This invention proposes a new system and method for automatically extracting the hierarchical travel sequence from the focused travel blog.
System and Method for Extracting Hierarchical Travel Sequence from Blog
1. Background: What is the problem solved by your invention? Describe known solutions to this problem (if any). What are the drawbacks of such known solutions, or why is an additional solution required? Cite any relevant technical documents or references.
With the fast development of Web 2.0, more and more users are sharing their travel notes on the blogs. Such notes are usually valuable to others who are willing to visit the same place of interest as well as travel agencies who are designing the new trips.
However, the travel information on the blogs is usually plain texts for users to read. If a user is interest in a specific place, he can use a blog search engine to search all the related blogs and browsing the result one by one. Obviously, such a process is time consuming. Furthermore, the user can not get a good summary of the queried place.
An ideal way would let computer to summarize all the travel notes. However, such a method is obviously restricted due to the lack of structured travel information. So how to map the plain texts to the structural information is the key for computer to understand the large scale travel notes.
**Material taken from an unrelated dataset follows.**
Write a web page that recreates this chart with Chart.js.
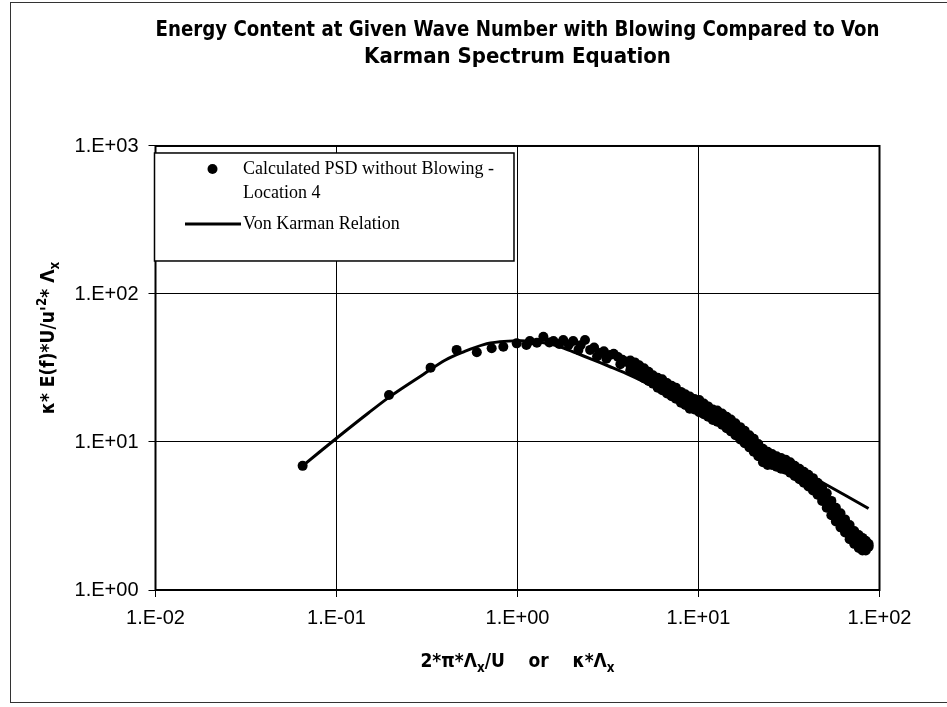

A simple way to extract the travel sequence is to recognize the locations from the blog text in order. However, such an approach usually can not indentify all the places of interest. Besides, some noisy places are usually mixed with the required places. Furthermore, this approach can not organize the places in to hierarchies, which make the sequence hard to understand.
This invention proposes a system and method fro automatically extracting hierarchical travel sequence from blogs. Hierarch...